* PROBLEM DETAILS: The records below must be retyped exactly.

* MATERIAL FOR THIS TASK:
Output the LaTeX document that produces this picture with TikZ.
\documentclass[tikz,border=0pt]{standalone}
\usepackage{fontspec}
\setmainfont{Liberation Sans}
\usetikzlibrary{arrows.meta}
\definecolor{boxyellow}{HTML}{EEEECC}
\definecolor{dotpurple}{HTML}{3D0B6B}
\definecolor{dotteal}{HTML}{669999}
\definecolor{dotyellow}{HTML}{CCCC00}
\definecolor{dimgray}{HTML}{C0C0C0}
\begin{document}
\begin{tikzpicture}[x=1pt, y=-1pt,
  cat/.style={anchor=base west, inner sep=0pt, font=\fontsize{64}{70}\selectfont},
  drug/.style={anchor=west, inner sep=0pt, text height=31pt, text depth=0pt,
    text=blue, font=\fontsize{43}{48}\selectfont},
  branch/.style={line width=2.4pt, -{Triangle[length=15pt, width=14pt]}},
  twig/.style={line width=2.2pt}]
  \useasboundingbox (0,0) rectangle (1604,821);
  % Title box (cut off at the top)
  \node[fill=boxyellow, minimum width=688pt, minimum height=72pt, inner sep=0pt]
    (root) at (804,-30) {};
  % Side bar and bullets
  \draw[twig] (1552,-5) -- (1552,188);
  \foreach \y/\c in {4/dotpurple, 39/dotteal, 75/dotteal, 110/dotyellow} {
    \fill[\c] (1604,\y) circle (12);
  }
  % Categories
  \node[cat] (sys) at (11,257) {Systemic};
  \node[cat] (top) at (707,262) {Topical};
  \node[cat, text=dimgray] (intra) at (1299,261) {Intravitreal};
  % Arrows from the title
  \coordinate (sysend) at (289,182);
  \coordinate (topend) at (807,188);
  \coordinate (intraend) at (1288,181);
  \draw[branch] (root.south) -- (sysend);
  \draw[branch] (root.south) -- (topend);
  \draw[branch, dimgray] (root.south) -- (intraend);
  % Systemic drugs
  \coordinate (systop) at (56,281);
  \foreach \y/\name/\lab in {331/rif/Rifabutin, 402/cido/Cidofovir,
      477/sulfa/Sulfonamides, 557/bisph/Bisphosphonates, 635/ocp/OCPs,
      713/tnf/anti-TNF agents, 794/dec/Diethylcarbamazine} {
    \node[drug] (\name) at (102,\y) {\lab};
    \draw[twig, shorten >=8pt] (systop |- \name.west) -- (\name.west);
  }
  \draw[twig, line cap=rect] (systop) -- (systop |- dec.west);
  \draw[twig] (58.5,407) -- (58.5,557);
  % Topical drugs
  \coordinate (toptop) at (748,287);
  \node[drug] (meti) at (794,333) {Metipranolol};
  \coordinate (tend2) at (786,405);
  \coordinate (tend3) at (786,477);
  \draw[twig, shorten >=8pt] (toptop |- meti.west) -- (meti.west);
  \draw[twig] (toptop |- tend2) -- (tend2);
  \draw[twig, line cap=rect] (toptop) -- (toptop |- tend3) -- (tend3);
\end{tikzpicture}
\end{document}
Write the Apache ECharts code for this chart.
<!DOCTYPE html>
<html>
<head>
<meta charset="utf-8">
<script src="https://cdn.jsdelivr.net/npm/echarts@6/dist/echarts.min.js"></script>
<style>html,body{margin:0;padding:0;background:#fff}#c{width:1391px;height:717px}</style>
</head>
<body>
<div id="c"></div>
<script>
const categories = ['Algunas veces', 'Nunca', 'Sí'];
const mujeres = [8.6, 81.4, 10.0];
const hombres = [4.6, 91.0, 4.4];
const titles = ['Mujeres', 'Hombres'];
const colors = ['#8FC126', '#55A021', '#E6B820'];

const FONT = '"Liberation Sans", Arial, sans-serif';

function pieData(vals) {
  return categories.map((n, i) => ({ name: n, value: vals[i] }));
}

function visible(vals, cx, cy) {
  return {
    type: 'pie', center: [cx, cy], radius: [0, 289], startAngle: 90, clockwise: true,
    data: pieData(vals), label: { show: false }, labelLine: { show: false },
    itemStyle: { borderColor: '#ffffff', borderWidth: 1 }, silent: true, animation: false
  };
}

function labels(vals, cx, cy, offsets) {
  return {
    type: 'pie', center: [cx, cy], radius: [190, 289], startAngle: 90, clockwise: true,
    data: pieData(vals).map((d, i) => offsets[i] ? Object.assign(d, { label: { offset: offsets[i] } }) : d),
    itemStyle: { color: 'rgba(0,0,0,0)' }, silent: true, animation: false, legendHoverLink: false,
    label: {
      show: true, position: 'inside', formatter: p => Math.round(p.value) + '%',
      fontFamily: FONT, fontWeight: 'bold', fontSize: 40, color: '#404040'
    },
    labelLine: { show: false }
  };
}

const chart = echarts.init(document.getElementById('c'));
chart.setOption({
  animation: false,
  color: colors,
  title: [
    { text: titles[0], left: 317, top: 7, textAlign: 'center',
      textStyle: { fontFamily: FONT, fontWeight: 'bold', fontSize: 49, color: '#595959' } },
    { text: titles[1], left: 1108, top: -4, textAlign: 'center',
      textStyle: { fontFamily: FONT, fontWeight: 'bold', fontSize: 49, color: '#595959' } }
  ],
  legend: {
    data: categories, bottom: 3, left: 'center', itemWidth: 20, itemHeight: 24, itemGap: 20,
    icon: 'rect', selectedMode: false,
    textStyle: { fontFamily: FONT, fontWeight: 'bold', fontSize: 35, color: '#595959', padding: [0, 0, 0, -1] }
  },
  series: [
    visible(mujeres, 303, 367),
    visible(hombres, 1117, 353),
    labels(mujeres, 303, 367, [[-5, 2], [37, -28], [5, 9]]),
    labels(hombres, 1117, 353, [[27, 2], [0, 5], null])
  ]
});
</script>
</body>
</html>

* RESULT OF THIS EXERCISE:
Output the LaTeX document that produces this picture with TikZ.
\documentclass[tikz,border=0pt]{standalone}
\usepackage{fontspec}
\setmainfont{Liberation Sans}
\usetikzlibrary{arrows.meta}
\definecolor{boxyellow}{HTML}{EEEECC}
\definecolor{dotpurple}{HTML}{3D0B6B}
\definecolor{dotteal}{HTML}{669999}
\definecolor{dotyellow}{HTML}{CCCC00}
\definecolor{dimgray}{HTML}{C0C0C0}
\begin{document}
\begin{tikzpicture}[x=1pt, y=-1pt,
  cat/.style={anchor=base west, inner sep=0pt, font=\fontsize{64}{70}\selectfont},
  drug/.style={anchor=west, inner sep=0pt, text height=31pt, text depth=0pt,
    text=blue, font=\fontsize{43}{48}\selectfont},
  branch/.style={line width=2.4pt, -{Triangle[length=15pt, width=14pt]}},
  twig/.style={line width=2.2pt}]
  \useasboundingbox (0,0) rectangle (1604,821);
  % Title box (cut off at the top)
  \node[fill=boxyellow, minimum width=688pt, minimum height=72pt, inner sep=0pt]
    (root) at (804,-30) {};
  % Side bar and bullets
  \draw[twig] (1552,-5) -- (1552,188);
  \foreach \y/\c in {4/dotpurple, 39/dotteal, 75/dotteal, 110/dotyellow} {
    \fill[\c] (1604,\y) circle (12);
  }
  % Categories
  \node[cat] (sys) at (11,257) {Systemic};
  \node[cat] (top) at (707,262) {Topical};
  \node[cat, text=dimgray] (intra) at (1299,261) {Intravitreal};
  % Arrows from the title
  \coordinate (sysend) at (289,182);
  \coordinate (topend) at (807,188);
  \coordinate (intraend) at (1288,181);
  \draw[branch] (root.south) -- (sysend);
  \draw[branch] (root.south) -- (topend);
  \draw[branch, dimgray] (root.south) -- (intraend);
  % Systemic drugs
  \coordinate (systop) at (56,281);
  \foreach \y/\name/\lab in {331/rif/Rifabutin, 402/cido/Cidofovir,
      477/sulfa/Sulfonamides, 557/bisph/Bisphosphonates, 635/ocp/OCPs,
      713/tnf/anti-TNF agents, 794/dec/Diethylcarbamazine} {
    \node[drug] (\name) at (102,\y) {\lab};
    \draw[twig, shorten >=8pt] (systop |- \name.west) -- (\name.west);
  }
  \draw[twig, line cap=rect] (systop) -- (systop |- dec.west);
  \draw[twig] (58.5,407) -- (58.5,557);
  % Topical drugs
  \coordinate (toptop) at (748,287);
  \node[drug] (meti) at (794,333) {Metipranolol};
  \coordinate (tend2) at (786,405);
  \coordinate (tend3) at (786,477);
  \draw[twig, shorten >=8pt] (toptop |- meti.west) -- (meti.west);
  \draw[twig] (toptop |- tend2) -- (tend2);
  \draw[twig, line cap=rect] (toptop) -- (toptop |- tend3) -- (tend3);
\end{tikzpicture}
\end{document}
Write the Apache ECharts code for this chart.
<!DOCTYPE html>
<html>
<head>
<meta charset="utf-8">
<script src="https://cdn.jsdelivr.net/npm/echarts@6/dist/echarts.min.js"></script>
<style>html,body{margin:0;padding:0;background:#fff}#c{width:1391px;height:717px}</style>
</head>
<body>
<div id="c"></div>
<script>
const categories = ['Algunas veces', 'Nunca', 'Sí'];
const mujeres = [8.6, 81.4, 10.0];
const hombres = [4.6, 91.0, 4.4];
const titles = ['Mujeres', 'Hombres'];
const colors = ['#8FC126', '#55A021', '#E6B820'];

const FONT = '"Liberation Sans", Arial, sans-serif';

function pieData(vals) {
  return categories.map((n, i) => ({ name: n, value: vals[i] }));
}

function visible(vals, cx, cy) {
  return {
    type: 'pie', center: [cx, cy], radius: [0, 289], startAngle: 90, clockwise: true,
    data: pieData(vals), label: { show: false }, labelLine: { show: false },
    itemStyle: { borderColor: '#ffffff', borderWidth: 1 }, silent: true, animation: false
  };
}

function labels(vals, cx, cy, offsets) {
  return {
    type: 'pie', center: [cx, cy], radius: [190, 289], startAngle: 90, clockwise: true,
    data: pieData(vals).map((d, i) => offsets[i] ? Object.assign(d, { label: { offset: offsets[i] } }) : d),
    itemStyle: { color: 'rgba(0,0,0,0)' }, silent: true, animation: false, legendHoverLink: false,
    label: {
      show: true, position: 'inside', formatter: p => Math.round(p.value) + '%',
      fontFamily: FONT, fontWeight: 'bold', fontSize: 40, color: '#404040'
    },
    labelLine: { show: false }
  };
}

const chart = echarts.init(document.getElementById('c'));
chart.setOption({
  animation: false,
  color: colors,
  title: [
    { text: titles[0], left: 317, top: 7, textAlign: 'center',
      textStyle: { fontFamily: FONT, fontWeight: 'bold', fontSize: 49, color: '#595959' } },
    { text: titles[1], left: 1108, top: -4, textAlign: 'center',
      textStyle: { fontFamily: FONT, fontWeight: 'bold', fontSize: 49, color: '#595959' } }
  ],
  legend: {
    data: categories, bottom: 3, left: 'center', itemWidth: 20, itemHeight: 24, itemGap: 20,
    icon: 'rect', selectedMode: false,
    textStyle: { fontFamily: FONT, fontWeight: 'bold', fontSize: 35, color: '#595959', padding: [0, 0, 0, -1] }
  },
  series: [
    visible(mujeres, 303, 367),
    visible(hombres, 1117, 353),
    labels(mujeres, 303, 367, [[-5, 2], [37, -28], [5, 9]]),
    labels(hombres, 1117, 353, [[27, 2], [0, 5], null])
  ]
});
</script>
</body>
</html>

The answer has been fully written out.